We have collected samples and gene expression data from over 400 individuals, including patients with and without lung cancer and healthy volunteers, and analysis is in progress.  Preliminary results show differences between smokers with cancer and those without, consistent with those published by others.  There is significant overlap between the regulons with altered activity in cancer patients compared with non-cancer, in nasal and bronchial epithelium.  Activities include DNA repair, oxidative stress response, inflammation and immune response.  Important evidence that these differences are indeed related to risk, rather than merely secondary to the presence of cancer, comes from the similarity of the regulons that show altered activity between cancer and no cancer individuals, and those affected by variation at lung cancer GWAS loci.
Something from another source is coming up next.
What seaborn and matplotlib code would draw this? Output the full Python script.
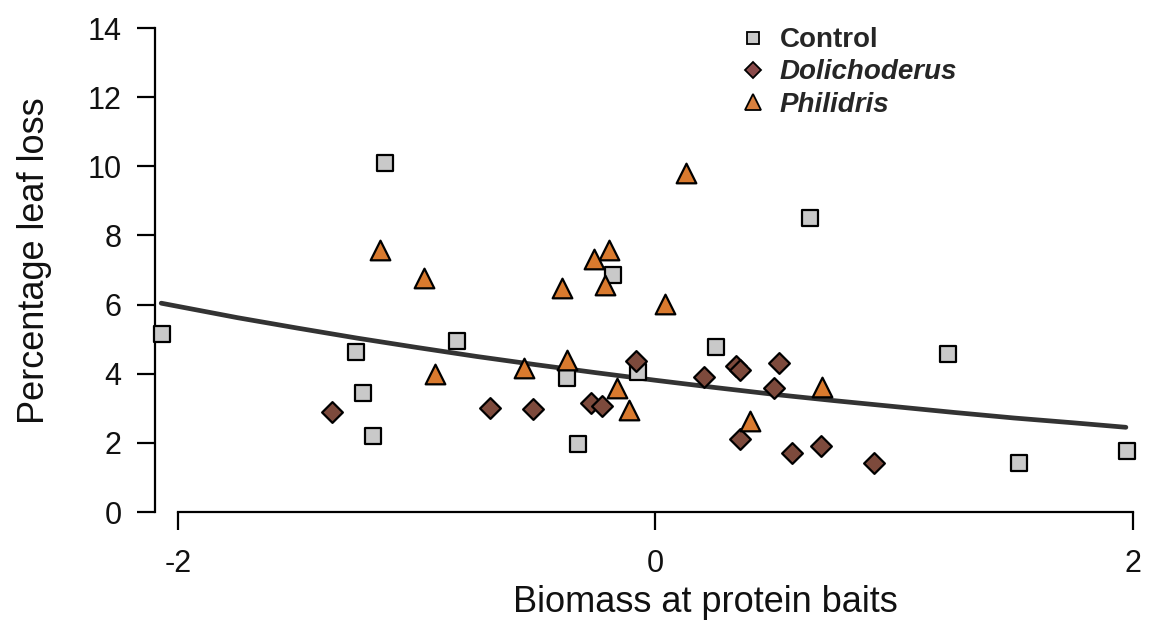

Figure 1: Mapping of ‘enriched regulons’ on breast cancer network

Transcription-factor centred regulatory network for breast epithelium.  Each circle is a regulon, containing approximately 50-300 genes regulated by a single transcription factor (TF).  Many genes are regulated by more than one TF, so the regulons overlap, forming the network.  The threshold for overlap here is set at Jaccard 0.4; the singleton regulons have overlap below that threshold.  The regulons coloured yellow/orange/red are those enriched for genes, whose expression is altered by variation at multiple GWAS loci.  The cluster of regulons is centred around ESRI (ref 1).


  1. Castro MAA et al (2016). Regulators of genetic risk of breast cancer identified by integrative network analysis. Nature Genet 48, 12-21.
  2. Campbell TM et al (2016). FGFR2 risk SNPs confer breast cancer risk by augmenting estrogen responsiveness. Carcinogenesis 37, 741-750.
  3. Campbell TM et al (2018). ER alpha binding by transcription factors NFIB and YBX1 enables FGFR2 signaling to modulate estrogen responsiveness in breast cancer. Cancer Res 78, 410-421.